Records with drawing code
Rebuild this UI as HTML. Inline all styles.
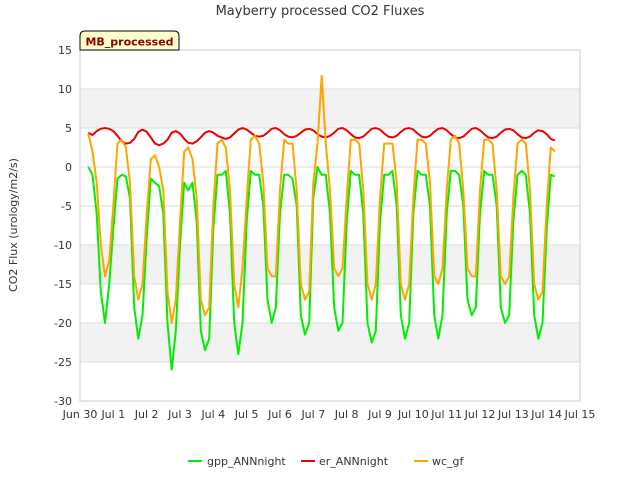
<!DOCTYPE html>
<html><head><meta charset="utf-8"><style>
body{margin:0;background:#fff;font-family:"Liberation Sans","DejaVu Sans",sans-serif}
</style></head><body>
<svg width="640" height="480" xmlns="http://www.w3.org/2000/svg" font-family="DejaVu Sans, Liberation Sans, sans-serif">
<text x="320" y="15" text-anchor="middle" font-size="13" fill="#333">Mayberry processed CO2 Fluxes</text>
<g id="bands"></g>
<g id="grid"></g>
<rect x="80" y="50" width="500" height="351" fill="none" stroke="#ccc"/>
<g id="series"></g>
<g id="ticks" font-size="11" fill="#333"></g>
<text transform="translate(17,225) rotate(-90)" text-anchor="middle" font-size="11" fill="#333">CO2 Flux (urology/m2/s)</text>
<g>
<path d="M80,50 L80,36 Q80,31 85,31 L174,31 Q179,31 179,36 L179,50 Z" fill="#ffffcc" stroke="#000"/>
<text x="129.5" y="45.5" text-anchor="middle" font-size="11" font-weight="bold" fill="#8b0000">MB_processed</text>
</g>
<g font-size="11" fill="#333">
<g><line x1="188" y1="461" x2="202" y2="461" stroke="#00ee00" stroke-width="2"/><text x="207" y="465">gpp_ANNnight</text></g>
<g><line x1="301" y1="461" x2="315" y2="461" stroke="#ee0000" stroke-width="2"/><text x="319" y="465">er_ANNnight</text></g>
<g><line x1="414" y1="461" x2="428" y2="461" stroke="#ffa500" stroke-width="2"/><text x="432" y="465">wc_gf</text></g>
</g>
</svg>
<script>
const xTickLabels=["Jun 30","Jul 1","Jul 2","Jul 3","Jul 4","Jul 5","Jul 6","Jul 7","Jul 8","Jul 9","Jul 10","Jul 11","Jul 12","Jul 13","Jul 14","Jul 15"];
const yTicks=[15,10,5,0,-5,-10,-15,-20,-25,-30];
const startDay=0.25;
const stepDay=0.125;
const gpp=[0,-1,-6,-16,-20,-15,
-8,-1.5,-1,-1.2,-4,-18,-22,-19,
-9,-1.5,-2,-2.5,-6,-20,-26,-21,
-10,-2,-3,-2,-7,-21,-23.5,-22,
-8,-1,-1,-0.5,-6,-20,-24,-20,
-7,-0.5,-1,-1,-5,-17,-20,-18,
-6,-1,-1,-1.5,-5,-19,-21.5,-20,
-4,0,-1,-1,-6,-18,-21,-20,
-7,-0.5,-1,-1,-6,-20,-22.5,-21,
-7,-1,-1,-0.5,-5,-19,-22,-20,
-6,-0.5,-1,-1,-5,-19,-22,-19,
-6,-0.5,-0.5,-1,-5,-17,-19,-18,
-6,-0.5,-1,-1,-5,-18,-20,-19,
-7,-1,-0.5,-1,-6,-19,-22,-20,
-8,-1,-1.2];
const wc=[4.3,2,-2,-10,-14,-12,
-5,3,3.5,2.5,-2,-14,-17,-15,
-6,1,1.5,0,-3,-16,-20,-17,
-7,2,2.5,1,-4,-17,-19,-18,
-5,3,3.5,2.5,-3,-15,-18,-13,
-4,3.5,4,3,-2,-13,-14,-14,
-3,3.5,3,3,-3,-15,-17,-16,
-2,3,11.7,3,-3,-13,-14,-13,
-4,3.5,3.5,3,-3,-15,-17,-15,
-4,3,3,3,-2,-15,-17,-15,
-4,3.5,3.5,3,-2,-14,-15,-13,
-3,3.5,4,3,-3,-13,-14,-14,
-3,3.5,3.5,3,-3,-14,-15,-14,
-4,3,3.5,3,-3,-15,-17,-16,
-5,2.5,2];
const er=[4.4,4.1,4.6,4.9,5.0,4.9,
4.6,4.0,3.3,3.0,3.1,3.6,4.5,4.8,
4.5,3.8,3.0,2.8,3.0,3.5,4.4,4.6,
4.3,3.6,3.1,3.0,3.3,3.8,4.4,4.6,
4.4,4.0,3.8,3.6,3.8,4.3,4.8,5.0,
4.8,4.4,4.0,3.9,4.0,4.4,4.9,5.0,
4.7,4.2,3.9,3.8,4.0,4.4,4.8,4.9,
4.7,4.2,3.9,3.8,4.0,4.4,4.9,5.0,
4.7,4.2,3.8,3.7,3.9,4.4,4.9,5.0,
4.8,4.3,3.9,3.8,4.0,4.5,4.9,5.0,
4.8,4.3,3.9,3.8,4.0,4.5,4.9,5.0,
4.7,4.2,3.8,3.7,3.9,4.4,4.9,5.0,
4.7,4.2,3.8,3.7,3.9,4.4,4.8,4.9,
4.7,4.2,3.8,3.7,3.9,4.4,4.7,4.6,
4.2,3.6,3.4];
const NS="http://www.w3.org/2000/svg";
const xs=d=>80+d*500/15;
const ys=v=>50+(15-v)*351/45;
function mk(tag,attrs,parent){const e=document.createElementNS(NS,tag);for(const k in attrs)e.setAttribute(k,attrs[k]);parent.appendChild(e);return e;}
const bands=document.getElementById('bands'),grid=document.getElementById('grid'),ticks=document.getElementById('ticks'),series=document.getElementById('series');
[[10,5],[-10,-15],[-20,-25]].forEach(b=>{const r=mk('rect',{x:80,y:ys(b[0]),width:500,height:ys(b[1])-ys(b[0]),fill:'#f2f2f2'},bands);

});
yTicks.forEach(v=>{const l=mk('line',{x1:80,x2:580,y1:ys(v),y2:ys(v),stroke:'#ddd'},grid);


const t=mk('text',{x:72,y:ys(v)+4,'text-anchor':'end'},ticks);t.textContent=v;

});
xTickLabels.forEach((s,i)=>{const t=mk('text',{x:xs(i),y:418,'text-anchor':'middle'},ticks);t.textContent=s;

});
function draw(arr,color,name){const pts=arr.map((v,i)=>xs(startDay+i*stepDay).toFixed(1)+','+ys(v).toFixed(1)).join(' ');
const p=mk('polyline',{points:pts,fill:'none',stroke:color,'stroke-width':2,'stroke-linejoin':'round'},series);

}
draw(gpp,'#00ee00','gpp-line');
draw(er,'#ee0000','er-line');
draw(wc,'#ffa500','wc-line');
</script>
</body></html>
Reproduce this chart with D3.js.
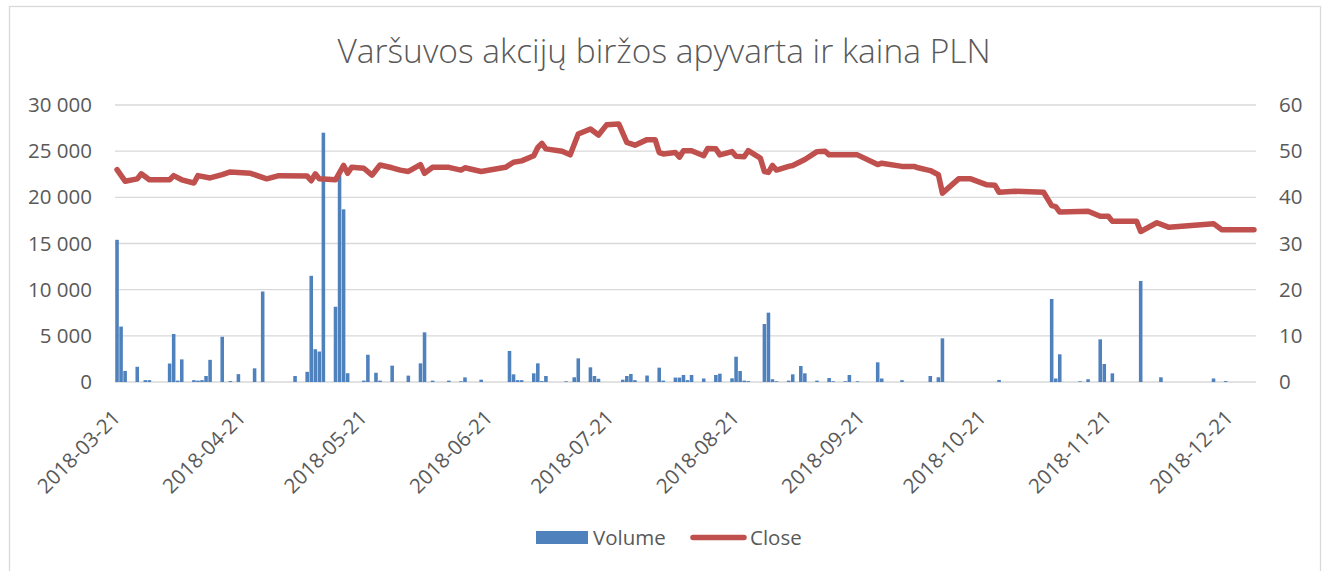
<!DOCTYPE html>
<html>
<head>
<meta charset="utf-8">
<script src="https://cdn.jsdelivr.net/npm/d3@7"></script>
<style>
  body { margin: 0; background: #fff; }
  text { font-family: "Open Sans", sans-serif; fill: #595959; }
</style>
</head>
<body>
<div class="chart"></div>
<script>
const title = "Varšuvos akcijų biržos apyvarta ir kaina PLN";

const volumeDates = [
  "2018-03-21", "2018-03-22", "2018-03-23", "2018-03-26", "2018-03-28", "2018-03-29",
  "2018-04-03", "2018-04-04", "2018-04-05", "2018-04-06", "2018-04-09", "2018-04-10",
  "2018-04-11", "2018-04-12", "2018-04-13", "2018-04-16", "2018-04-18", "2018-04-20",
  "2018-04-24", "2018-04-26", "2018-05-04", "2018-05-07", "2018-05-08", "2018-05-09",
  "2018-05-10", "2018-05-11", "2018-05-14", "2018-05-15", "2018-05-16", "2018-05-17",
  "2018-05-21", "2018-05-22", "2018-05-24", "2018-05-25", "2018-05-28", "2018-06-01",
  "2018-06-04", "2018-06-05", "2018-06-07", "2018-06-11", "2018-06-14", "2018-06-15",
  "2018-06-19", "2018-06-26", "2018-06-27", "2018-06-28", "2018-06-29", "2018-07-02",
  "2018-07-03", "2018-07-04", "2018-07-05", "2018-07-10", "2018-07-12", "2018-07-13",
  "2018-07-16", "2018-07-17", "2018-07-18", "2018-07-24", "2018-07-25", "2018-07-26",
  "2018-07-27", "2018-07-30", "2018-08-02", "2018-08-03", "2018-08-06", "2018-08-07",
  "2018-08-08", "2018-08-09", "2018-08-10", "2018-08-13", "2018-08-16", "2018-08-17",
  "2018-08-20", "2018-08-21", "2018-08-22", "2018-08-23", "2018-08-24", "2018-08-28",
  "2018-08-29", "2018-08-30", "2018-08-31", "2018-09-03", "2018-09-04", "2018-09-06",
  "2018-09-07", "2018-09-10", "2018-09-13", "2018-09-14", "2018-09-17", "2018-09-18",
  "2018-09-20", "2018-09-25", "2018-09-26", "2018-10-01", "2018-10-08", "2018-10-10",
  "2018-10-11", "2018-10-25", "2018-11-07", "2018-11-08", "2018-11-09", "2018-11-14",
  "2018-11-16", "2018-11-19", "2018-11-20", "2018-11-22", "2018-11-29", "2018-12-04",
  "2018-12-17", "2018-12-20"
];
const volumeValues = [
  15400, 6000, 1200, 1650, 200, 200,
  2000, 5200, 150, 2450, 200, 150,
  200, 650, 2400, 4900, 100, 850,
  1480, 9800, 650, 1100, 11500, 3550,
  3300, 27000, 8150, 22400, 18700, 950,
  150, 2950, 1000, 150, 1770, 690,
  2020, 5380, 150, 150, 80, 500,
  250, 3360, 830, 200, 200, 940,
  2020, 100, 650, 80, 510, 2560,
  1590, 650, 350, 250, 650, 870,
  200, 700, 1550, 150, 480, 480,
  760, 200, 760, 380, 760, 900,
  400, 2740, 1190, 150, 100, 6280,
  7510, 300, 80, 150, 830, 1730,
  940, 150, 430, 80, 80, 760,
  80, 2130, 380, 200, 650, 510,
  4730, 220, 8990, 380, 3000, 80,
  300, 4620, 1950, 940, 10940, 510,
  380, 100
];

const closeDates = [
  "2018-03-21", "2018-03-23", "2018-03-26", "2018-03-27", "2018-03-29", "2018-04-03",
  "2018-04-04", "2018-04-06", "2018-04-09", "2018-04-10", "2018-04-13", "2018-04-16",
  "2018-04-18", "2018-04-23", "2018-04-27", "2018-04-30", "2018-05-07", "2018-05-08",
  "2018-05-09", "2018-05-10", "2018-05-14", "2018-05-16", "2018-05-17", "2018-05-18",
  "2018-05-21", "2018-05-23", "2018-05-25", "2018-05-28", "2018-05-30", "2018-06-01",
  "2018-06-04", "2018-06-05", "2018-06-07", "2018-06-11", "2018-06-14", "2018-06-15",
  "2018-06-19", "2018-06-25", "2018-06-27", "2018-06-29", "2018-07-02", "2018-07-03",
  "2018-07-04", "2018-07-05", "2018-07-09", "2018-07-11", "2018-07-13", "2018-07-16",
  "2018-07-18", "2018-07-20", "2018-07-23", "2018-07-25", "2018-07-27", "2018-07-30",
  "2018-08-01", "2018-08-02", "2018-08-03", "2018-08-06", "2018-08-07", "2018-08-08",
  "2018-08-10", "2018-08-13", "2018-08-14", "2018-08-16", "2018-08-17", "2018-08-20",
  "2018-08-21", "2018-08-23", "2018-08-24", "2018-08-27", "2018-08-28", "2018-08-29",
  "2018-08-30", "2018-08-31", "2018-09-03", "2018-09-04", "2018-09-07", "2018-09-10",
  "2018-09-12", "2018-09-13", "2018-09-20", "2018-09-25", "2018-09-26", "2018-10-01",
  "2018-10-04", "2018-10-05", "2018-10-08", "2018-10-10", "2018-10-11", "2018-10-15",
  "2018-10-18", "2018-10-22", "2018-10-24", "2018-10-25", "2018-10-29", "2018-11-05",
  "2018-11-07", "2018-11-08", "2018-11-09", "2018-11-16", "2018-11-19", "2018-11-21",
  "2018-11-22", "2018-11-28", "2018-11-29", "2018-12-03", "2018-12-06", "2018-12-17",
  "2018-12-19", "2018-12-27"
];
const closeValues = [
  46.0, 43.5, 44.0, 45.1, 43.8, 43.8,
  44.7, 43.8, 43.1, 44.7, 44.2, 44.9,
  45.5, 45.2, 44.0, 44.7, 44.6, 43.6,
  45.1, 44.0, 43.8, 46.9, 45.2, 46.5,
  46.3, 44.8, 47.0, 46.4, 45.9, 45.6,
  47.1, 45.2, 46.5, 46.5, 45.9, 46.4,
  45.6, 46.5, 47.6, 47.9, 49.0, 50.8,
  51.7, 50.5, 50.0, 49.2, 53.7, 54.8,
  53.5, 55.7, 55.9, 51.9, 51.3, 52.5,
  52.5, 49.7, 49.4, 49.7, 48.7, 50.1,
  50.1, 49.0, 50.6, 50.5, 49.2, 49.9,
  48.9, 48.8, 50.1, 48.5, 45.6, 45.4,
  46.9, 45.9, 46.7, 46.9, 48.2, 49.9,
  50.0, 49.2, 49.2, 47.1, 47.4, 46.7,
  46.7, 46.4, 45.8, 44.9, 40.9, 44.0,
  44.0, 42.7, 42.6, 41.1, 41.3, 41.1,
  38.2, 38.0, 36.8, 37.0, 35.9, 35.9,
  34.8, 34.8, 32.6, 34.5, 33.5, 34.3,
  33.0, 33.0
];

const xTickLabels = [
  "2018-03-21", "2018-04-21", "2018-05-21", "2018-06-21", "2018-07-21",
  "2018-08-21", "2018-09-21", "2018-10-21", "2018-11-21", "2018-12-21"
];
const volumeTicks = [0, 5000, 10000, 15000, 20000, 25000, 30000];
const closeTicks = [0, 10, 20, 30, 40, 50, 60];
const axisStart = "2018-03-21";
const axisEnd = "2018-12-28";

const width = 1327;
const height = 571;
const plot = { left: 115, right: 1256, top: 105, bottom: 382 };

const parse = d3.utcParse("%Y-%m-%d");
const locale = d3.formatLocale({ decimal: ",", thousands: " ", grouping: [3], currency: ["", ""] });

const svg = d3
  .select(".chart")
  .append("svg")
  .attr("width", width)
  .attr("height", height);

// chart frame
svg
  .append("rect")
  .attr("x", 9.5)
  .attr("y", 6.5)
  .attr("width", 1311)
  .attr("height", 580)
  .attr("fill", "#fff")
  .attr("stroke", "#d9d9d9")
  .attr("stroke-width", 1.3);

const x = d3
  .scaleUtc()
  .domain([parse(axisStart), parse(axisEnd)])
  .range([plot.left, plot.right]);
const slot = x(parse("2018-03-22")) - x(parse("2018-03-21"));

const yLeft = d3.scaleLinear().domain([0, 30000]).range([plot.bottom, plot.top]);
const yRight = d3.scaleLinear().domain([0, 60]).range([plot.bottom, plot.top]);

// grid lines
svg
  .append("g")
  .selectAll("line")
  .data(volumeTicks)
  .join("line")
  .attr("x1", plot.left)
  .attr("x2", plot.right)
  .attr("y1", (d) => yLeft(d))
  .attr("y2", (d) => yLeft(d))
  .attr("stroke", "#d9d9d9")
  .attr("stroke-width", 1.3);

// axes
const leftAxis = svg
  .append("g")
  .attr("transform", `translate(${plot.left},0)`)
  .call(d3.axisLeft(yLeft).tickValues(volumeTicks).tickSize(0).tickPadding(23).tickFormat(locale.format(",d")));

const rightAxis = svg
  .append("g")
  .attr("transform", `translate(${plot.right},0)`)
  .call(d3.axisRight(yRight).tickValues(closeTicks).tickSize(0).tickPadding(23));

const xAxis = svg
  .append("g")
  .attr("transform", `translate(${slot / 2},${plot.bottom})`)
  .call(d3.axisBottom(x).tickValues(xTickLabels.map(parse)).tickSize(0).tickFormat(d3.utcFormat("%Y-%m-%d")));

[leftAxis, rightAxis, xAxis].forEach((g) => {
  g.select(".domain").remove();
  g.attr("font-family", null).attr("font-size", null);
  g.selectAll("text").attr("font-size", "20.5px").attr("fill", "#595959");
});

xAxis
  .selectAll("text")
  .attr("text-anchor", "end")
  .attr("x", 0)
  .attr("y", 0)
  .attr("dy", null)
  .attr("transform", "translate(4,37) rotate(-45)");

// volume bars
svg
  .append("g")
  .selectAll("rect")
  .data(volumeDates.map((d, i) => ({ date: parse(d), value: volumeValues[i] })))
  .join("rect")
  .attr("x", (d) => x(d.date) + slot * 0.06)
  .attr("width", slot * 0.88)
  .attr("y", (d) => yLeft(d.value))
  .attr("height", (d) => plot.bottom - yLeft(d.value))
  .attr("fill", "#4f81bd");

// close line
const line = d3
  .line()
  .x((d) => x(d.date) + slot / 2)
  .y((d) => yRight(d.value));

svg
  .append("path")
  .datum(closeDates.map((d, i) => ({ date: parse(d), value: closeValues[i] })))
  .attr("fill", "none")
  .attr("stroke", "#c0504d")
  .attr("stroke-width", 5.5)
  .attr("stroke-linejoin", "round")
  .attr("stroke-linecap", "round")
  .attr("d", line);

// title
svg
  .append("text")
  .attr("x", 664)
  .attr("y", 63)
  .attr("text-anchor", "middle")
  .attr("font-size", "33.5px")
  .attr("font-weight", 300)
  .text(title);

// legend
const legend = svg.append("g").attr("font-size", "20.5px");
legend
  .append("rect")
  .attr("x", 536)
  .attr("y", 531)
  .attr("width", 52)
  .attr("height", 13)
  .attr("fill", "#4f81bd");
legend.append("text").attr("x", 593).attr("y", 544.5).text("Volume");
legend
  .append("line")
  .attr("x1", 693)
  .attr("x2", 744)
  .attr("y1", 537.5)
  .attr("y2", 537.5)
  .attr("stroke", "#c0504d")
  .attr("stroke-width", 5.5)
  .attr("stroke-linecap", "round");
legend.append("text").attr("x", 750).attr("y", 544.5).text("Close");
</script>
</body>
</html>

▶ _Your goal_
Leave the pictures out and print, exactly as written, every line from the one holding "Reproduce this chart with D3.js." down to the one holding "akcijų biržos apyvarta", both of those included.

▶ _Problem solution_
Reproduce this chart with D3.js.
<!DOCTYPE html>
<html>
<head>
<meta charset="utf-8">
<script src="https://cdn.jsdelivr.net/npm/d3@7"></script>
<style>
  body { margin: 0; background: #fff; }
  text { font-family: "Open Sans", sans-serif; fill: #595959; }
</style>
</head>
<body>
<div class="chart"></div>
<script>
const title = "Varšuvos akcijų biržos apyvarta ir kaina PLN";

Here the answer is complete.